Unfortunately, this open letter, even with its flaws, was actually the closest I've seen any liberal writer come to engaging with the voters who handed Trump victory. Even so, she presumed not to spend much time reading books published by the over 130 scholars and writers for Trump, since her reminiscences of childhood in a "small, conservative town in northwest Georgia" several decades ago should suffice as a full picture of why people in 2017, following an election Trump won, may not be eager to join her colleagues' efforts to malign, obstruct, and destroy Trump's presidency.
Shaw cites "science" and "real evidence" several times without clarifying which discipline. A great deal of research affirms conservative positions. For instance, there is now proof that the unborn develop complex human features far earlier than was believed when Roe was decided. Researchers now know there are copious health risks associated with repeated trauma to the (male or female) anus. In addition, a host of researchers have admitted that sexuality is so fluid that homosexual-identified men have the willpower and option to refrain from anal sex. Science tells us therefore that chastity is a viable position to uphold, even in public policy.
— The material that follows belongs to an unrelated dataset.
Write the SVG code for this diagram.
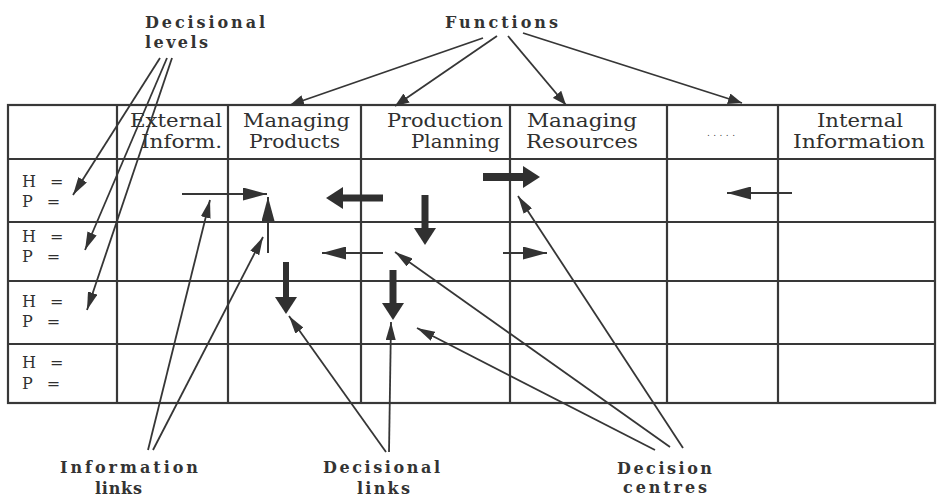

Normally I would write a "reply," but I cannot reply to a letter that was not addressed to me. Though I am Christian and support Trump, I am not white. Nor am I an embittered zealot with no knowledge of academia. Shaw says in her letter that professors like her "really do know a lot of what we're talking about." As a doctorate holder who went all the way to tenure but forfeited it because of academia's incorrigible corruption (again, read my book for more), I can't take that assertion seriously.
Trump supporters come in many sizes, nationalities, and personalities, but we have one thing in common: nobody who opposes Trump has yet demonstrated a real interest in engaging us respectfully in dialogue. That means Trump will have to fight for us that much harder.